● Rows from a dataset of charts and code
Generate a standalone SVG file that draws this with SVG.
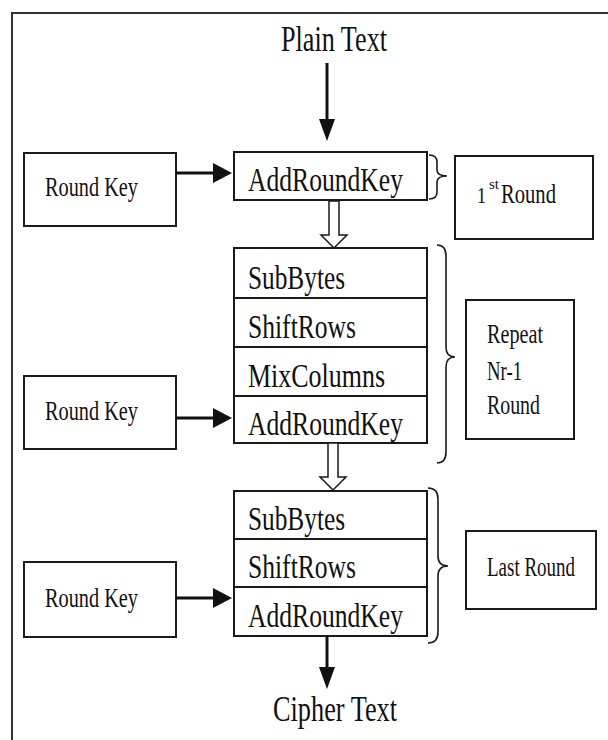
<svg xmlns="http://www.w3.org/2000/svg" width="608" height="740" viewBox="0 0 608 740">
  <defs>
    <style>
      .box { fill: #fff; stroke: #1a1a1a; stroke-width: 2; }
      .rule { stroke: #1a1a1a; stroke-width: 2; fill: none; }
      .frame { stroke: #333; stroke-width: 2; fill: none; }
      .brace { stroke: #1a1a1a; stroke-width: 1.6; fill: none; }
      .shaft { stroke: #111; stroke-width: 3; fill: none; }
      .head { fill: #111; stroke: none; }
      .hollow { fill: #fff; stroke: #1a1a1a; stroke-width: 1.5; stroke-linejoin: miter; }
      text { font-family: "Liberation Serif", "Times New Roman", serif; fill: #111; }
      .big { font-size: 35px; }
      .step { font-size: 33px; }
      .key { font-size: 28px; }
      .note { font-size: 27px; }
    </style>
  </defs>

  <rect width="608" height="740" fill="#fff"/>

  <!-- page frame -->
  <g id="frame">
    <line class="frame" x1="11" y1="13" x2="608" y2="13"/>
    <line class="frame" x1="12" y1="12" x2="12" y2="740"/>
  </g>

  <g id="plain-text">
    <text class="big" x="281" y="51" textLength="106" lengthAdjust="spacingAndGlyphs">Plain Text</text>
  </g>

  <!-- round keys -->
  <g id="round-key-1">
    <rect class="box" x="24" y="153" width="152" height="73"/>
    <text class="key" x="45" y="196" textLength="93" lengthAdjust="spacingAndGlyphs">Round Key</text>
  </g>
  <g id="round-key-2">
    <rect class="box" x="24" y="376" width="152" height="73"/>
    <text class="key" x="45" y="420" textLength="93" lengthAdjust="spacingAndGlyphs">Round Key</text>
  </g>
  <g id="round-key-3">
    <rect class="box" x="24" y="562" width="152" height="75"/>
    <text class="key" x="45" y="607" textLength="93" lengthAdjust="spacingAndGlyphs">Round Key</text>
  </g>

  <!-- initial round -->
  <g id="initial-add-round-key">
    <rect class="box" x="234" y="152" width="193" height="48"/>
    <text class="step" x="248" y="191" textLength="155" lengthAdjust="spacingAndGlyphs">AddRoundKey</text>
  </g>

  <!-- main rounds -->
  <g id="main-round">
    <rect class="box" x="234" y="248" width="193" height="195"/>
    <line class="rule" x1="234" y1="298" x2="427" y2="298"/>
    <line class="rule" x1="234" y1="347" x2="427" y2="347"/>
    <line class="rule" x1="234" y1="396" x2="427" y2="396"/>
    <text class="step" x="248" y="289" textLength="97" lengthAdjust="spacingAndGlyphs">SubBytes</text>
    <text class="step" x="248" y="338" textLength="108" lengthAdjust="spacingAndGlyphs">ShiftRows</text>
    <text class="step" x="248" y="387" textLength="137" lengthAdjust="spacingAndGlyphs">MixColumns</text>
    <text class="step" x="248" y="435" textLength="155" lengthAdjust="spacingAndGlyphs">AddRoundKey</text>
  </g>

  <!-- final round -->
  <g id="final-round">
    <rect class="box" x="234" y="491" width="193" height="145"/>
    <line class="rule" x1="234" y1="539" x2="427" y2="539"/>
    <line class="rule" x1="234" y1="587" x2="427" y2="587"/>
    <text class="step" x="248" y="530" textLength="97" lengthAdjust="spacingAndGlyphs">SubBytes</text>
    <text class="step" x="248" y="578" textLength="108" lengthAdjust="spacingAndGlyphs">ShiftRows</text>
    <text class="step" x="248" y="627" textLength="155" lengthAdjust="spacingAndGlyphs">AddRoundKey</text>
  </g>

  <g id="cipher-text">
    <text class="big" x="273" y="721" textLength="124" lengthAdjust="spacingAndGlyphs">Cipher Text</text>
  </g>

  <!-- round annotations -->
  <g id="first-round-label">
    <rect class="box" x="455" y="156" width="138" height="83"/>
    <text class="note" x="477" y="203"><tspan font-size="24" textLength="9" lengthAdjust="spacingAndGlyphs">1</tspan><tspan x="489" y="189" font-size="14" textLength="10" lengthAdjust="spacingAndGlyphs">st</tspan><tspan x="501" y="203" textLength="55" lengthAdjust="spacingAndGlyphs">Round</tspan></text>
  </g>
  <g id="repeat-label">
    <rect class="box" x="466" y="300" width="108" height="139"/>
    <text class="note" x="487" y="343" textLength="56" lengthAdjust="spacingAndGlyphs">Repeat</text>
    <text class="note" x="487" y="380" textLength="35" lengthAdjust="spacingAndGlyphs">Nr-1</text>
    <text class="note" x="487" y="414" textLength="53" lengthAdjust="spacingAndGlyphs">Round</text>
  </g>
  <g id="last-round-label">
    <rect class="box" x="466" y="531" width="130" height="78"/>
    <text class="note" x="487" y="576" font-size="22" textLength="88" lengthAdjust="spacingAndGlyphs">Last Round</text>
  </g>

  <!-- braces grouping the stages -->
  <g id="braces">
    <path class="brace" d="M429,155 Q437,155 437,162 L437,170 Q437,176 447,176 Q437,176 437,182 L437,192 Q437,199 429,199"/>
    <path class="brace" d="M437,245 Q446,245 446,256 L446,347 Q446,357 455,357 Q446,357 446,367 L446,452 Q446,463 437,463"/>
    <path class="brace" d="M428,488 Q438,488 438,499 L438,556 Q438,566 448,566 Q438,566 438,576 L438,632 Q438,643 428,643"/>
  </g>

  <!-- connectors -->
  <g id="connectors">
    <line class="shaft" x1="327" y1="63" x2="327" y2="122"/>
    <polygon class="head" points="319,119 335,119 327,141"/>

    <line class="shaft" x1="176" y1="173" x2="215" y2="173"/>
    <polygon class="head" points="213,163 213,183 232,173"/>

    <line class="shaft" x1="176" y1="418" x2="215" y2="418"/>
    <polygon class="head" points="213,408 213,428 232,418"/>

    <line class="shaft" x1="176" y1="598" x2="215" y2="598"/>
    <polygon class="head" points="213,588 213,608 232,598"/>

    <polygon class="hollow" points="329,201 339,201 339,235 347,235 334,248 321,235 329,235"/>
    <polygon class="hollow" points="328,443 338,443 338,477 346,477 333,490 320,477 328,477"/>

    <line class="shaft" x1="327" y1="636" x2="327" y2="670"/>
    <polygon class="head" points="319,667 335,667 327,689"/>
  </g>
</svg>
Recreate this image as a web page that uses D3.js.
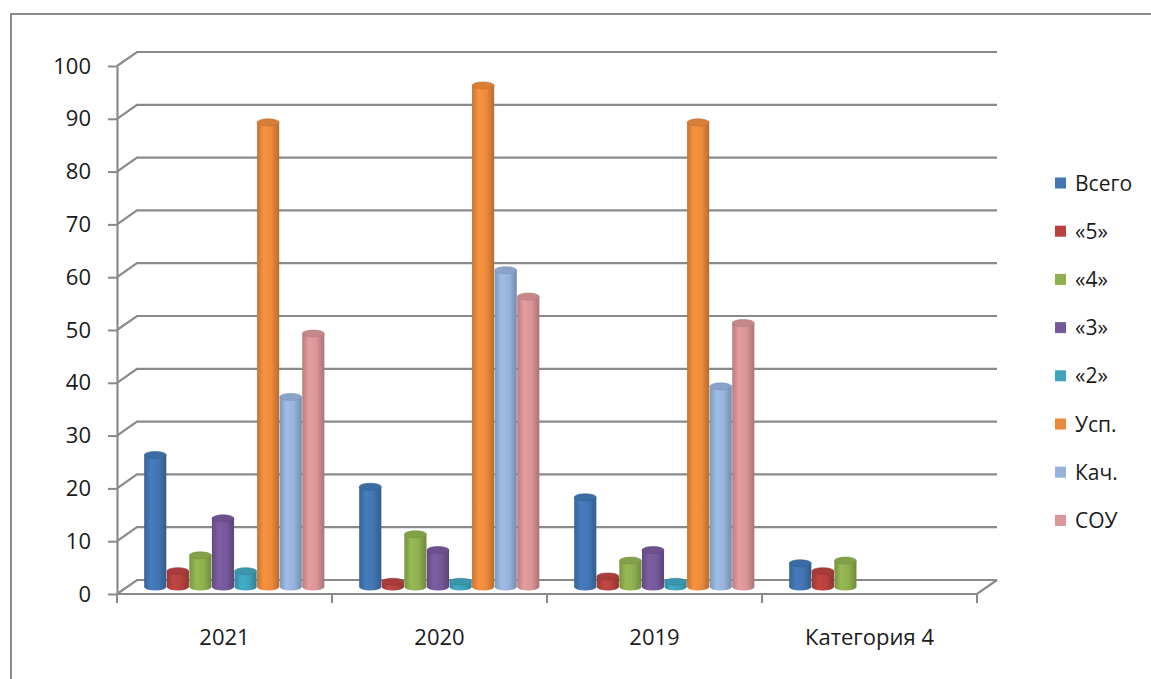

● SHORT TASK
Reproduce each record above by retyping it exactly; omit all images.

● OUTPUT FOR THIS EXERCISE
Generate a standalone SVG file that draws this with SVG.
<svg xmlns="http://www.w3.org/2000/svg" width="608" height="740" viewBox="0 0 608 740">
  <defs>
    <style>
      .box { fill: #fff; stroke: #1a1a1a; stroke-width: 2; }
      .rule { stroke: #1a1a1a; stroke-width: 2; fill: none; }
      .frame { stroke: #333; stroke-width: 2; fill: none; }
      .brace { stroke: #1a1a1a; stroke-width: 1.6; fill: none; }
      .shaft { stroke: #111; stroke-width: 3; fill: none; }
      .head { fill: #111; stroke: none; }
      .hollow { fill: #fff; stroke: #1a1a1a; stroke-width: 1.5; stroke-linejoin: miter; }
      text { font-family: "Liberation Serif", "Times New Roman", serif; fill: #111; }
      .big { font-size: 35px; }
      .step { font-size: 33px; }
      .key { font-size: 28px; }
      .note { font-size: 27px; }
    </style>
  </defs>

  <rect width="608" height="740" fill="#fff"/>

  <!-- page frame -->
  <g id="frame">
    <line class="frame" x1="11" y1="13" x2="608" y2="13"/>
    <line class="frame" x1="12" y1="12" x2="12" y2="740"/>
  </g>

  <g id="plain-text">
    <text class="big" x="281" y="51" textLength="106" lengthAdjust="spacingAndGlyphs">Plain Text</text>
  </g>

  <!-- round keys -->
  <g id="round-key-1">
    <rect class="box" x="24" y="153" width="152" height="73"/>
    <text class="key" x="45" y="196" textLength="93" lengthAdjust="spacingAndGlyphs">Round Key</text>
  </g>
  <g id="round-key-2">
    <rect class="box" x="24" y="376" width="152" height="73"/>
    <text class="key" x="45" y="420" textLength="93" lengthAdjust="spacingAndGlyphs">Round Key</text>
  </g>
  <g id="round-key-3">
    <rect class="box" x="24" y="562" width="152" height="75"/>
    <text class="key" x="45" y="607" textLength="93" lengthAdjust="spacingAndGlyphs">Round Key</text>
  </g>

  <!-- initial round -->
  <g id="initial-add-round-key">
    <rect class="box" x="234" y="152" width="193" height="48"/>
    <text class="step" x="248" y="191" textLength="155" lengthAdjust="spacingAndGlyphs">AddRoundKey</text>
  </g>

  <!-- main rounds -->
  <g id="main-round">
    <rect class="box" x="234" y="248" width="193" height="195"/>
    <line class="rule" x1="234" y1="298" x2="427" y2="298"/>
    <line class="rule" x1="234" y1="347" x2="427" y2="347"/>
    <line class="rule" x1="234" y1="396" x2="427" y2="396"/>
    <text class="step" x="248" y="289" textLength="97" lengthAdjust="spacingAndGlyphs">SubBytes</text>
    <text class="step" x="248" y="338" textLength="108" lengthAdjust="spacingAndGlyphs">ShiftRows</text>
    <text class="step" x="248" y="387" textLength="137" lengthAdjust="spacingAndGlyphs">MixColumns</text>
    <text class="step" x="248" y="435" textLength="155" lengthAdjust="spacingAndGlyphs">AddRoundKey</text>
  </g>

  <!-- final round -->
  <g id="final-round">
    <rect class="box" x="234" y="491" width="193" height="145"/>
    <line class="rule" x1="234" y1="539" x2="427" y2="539"/>
    <line class="rule" x1="234" y1="587" x2="427" y2="587"/>
    <text class="step" x="248" y="530" textLength="97" lengthAdjust="spacingAndGlyphs">SubBytes</text>
    <text class="step" x="248" y="578" textLength="108" lengthAdjust="spacingAndGlyphs">ShiftRows</text>
    <text class="step" x="248" y="627" textLength="155" lengthAdjust="spacingAndGlyphs">AddRoundKey</text>
  </g>

  <g id="cipher-text">
    <text class="big" x="273" y="721" textLength="124" lengthAdjust="spacingAndGlyphs">Cipher Text</text>
  </g>

  <!-- round annotations -->
  <g id="first-round-label">
    <rect class="box" x="455" y="156" width="138" height="83"/>
    <text class="note" x="477" y="203"><tspan font-size="24" textLength="9" lengthAdjust="spacingAndGlyphs">1</tspan><tspan x="489" y="189" font-size="14" textLength="10" lengthAdjust="spacingAndGlyphs">st</tspan><tspan x="501" y="203" textLength="55" lengthAdjust="spacingAndGlyphs">Round</tspan></text>
  </g>
  <g id="repeat-label">
    <rect class="box" x="466" y="300" width="108" height="139"/>
    <text class="note" x="487" y="343" textLength="56" lengthAdjust="spacingAndGlyphs">Repeat</text>
    <text class="note" x="487" y="380" textLength="35" lengthAdjust="spacingAndGlyphs">Nr-1</text>
    <text class="note" x="487" y="414" textLength="53" lengthAdjust="spacingAndGlyphs">Round</text>
  </g>
  <g id="last-round-label">
    <rect class="box" x="466" y="531" width="130" height="78"/>
    <text class="note" x="487" y="576" font-size="22" textLength="88" lengthAdjust="spacingAndGlyphs">Last Round</text>
  </g>

  <!-- braces grouping the stages -->
  <g id="braces">
    <path class="brace" d="M429,155 Q437,155 437,162 L437,170 Q437,176 447,176 Q437,176 437,182 L437,192 Q437,199 429,199"/>
    <path class="brace" d="M437,245 Q446,245 446,256 L446,347 Q446,357 455,357 Q446,357 446,367 L446,452 Q446,463 437,463"/>
    <path class="brace" d="M428,488 Q438,488 438,499 L438,556 Q438,566 448,566 Q438,566 438,576 L438,632 Q438,643 428,643"/>
  </g>

  <!-- connectors -->
  <g id="connectors">
    <line class="shaft" x1="327" y1="63" x2="327" y2="122"/>
    <polygon class="head" points="319,119 335,119 327,141"/>

    <line class="shaft" x1="176" y1="173" x2="215" y2="173"/>
    <polygon class="head" points="213,163 213,183 232,173"/>

    <line class="shaft" x1="176" y1="418" x2="215" y2="418"/>
    <polygon class="head" points="213,408 213,428 232,418"/>

    <line class="shaft" x1="176" y1="598" x2="215" y2="598"/>
    <polygon class="head" points="213,588 213,608 232,598"/>

    <polygon class="hollow" points="329,201 339,201 339,235 347,235 334,248 321,235 329,235"/>
    <polygon class="hollow" points="328,443 338,443 338,477 346,477 333,490 320,477 328,477"/>

    <line class="shaft" x1="327" y1="636" x2="327" y2="670"/>
    <polygon class="head" points="319,667 335,667 327,689"/>
  </g>
</svg>
Recreate this image as a web page that uses D3.js.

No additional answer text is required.